Selain itu, Rita menambahkan, terdapat potensi bahaya di sarana distribusi hingga 1,95 kali berdasarkan pengujian terhadap kandungan BPA pada produk AMDK berbahan polikarbonat dari sarana produksi dan distribusi seluruh Indonesia.
BPOM juga melakukan kajian paparan BPA pada konsumen produk galon guna ulang dengan hasil menunjukkan bahwa kelompok rentan pada bayi usia 6-11 bulan berisiko 2,4 kali dan anak usia 1-3 tahun berisiko 2,12 kali dibandingkan kelompok dewasa usia 30-64 tahun.
"Kesehatan bayi dan anak merupakan modal paling dasar untuk mewujudkan sumber daya manusia berkualitas dan berdaya saing yang merupakan salah satu tujuan RPJMN, Rencana Pembangunan Jangka Menengah Nasional 2020-2024," ujarnya.
Rita mengatakan BPOM juga melakukan kajian kerugian ekonomi dari permasalahan kesehatan yang timbul akibat paparan BPA pada air kemasan yang dilakukan bersama kalangan ahli di perguruan tinggi.

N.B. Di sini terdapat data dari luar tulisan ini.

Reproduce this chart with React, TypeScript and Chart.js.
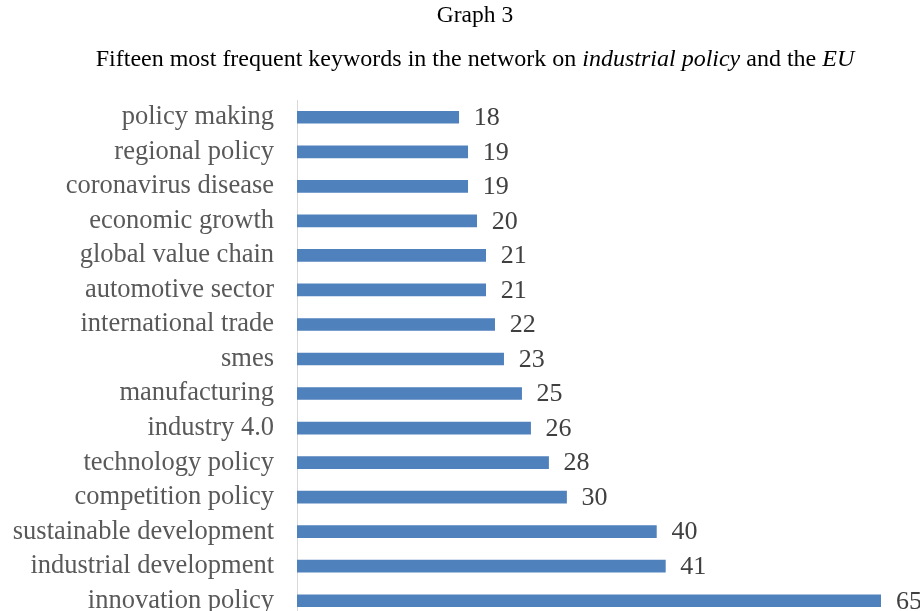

Penelitian dengan metode studi epidemiologi deskriptif dilakukan oleh sejumlah pakar ekonomi kesehatan yang menggunakan estimasi berdasarkan prevalence-based untuk mengkaji beban ekonomi, katanya.
"Dipilih satu penyakit dengan dukungan banyak publikasi yang ilmiah. BPA merupakan endocrine disruptor (zat kimia yang dapat mengganggu fungsi hormon normal pada manusia) berdasarkan penelitian berkolerasi pada sistem reproduksi pria atau wanita seperti infertilitas (gangguan kesuburan)," katanya.
Berdasarkan hasil studi Cohort di Korea Selatan (Journal of Korean Medical Science) pada 2021, kata Rita, ada korelasi peningkatan infertilitas pada kelompok tinggi paparan BPA dengan odds ratio atau rasio paparan penyakit mencapai 4,25 kali.
"Diperkirakan beban biaya infertilitas pada konsumen AMDK galon yang terpapar BPA berkisar antara Rp16 triliun sampai dengan Rp30,6 triliun dalam periode satu siklus in vitro fertilization (IVF)," katanya.
Dalam rangka melindungi kesehatan masyarakat untuk jangka panjang, kata Rita, beberapa negara telah memperketat standar batas migrasi BPA.
Sejumlah studi internasional lain yang juga telah menunjukkan fakta yang sama terkait potensi bahaya paparan BPA bagi kesehatan.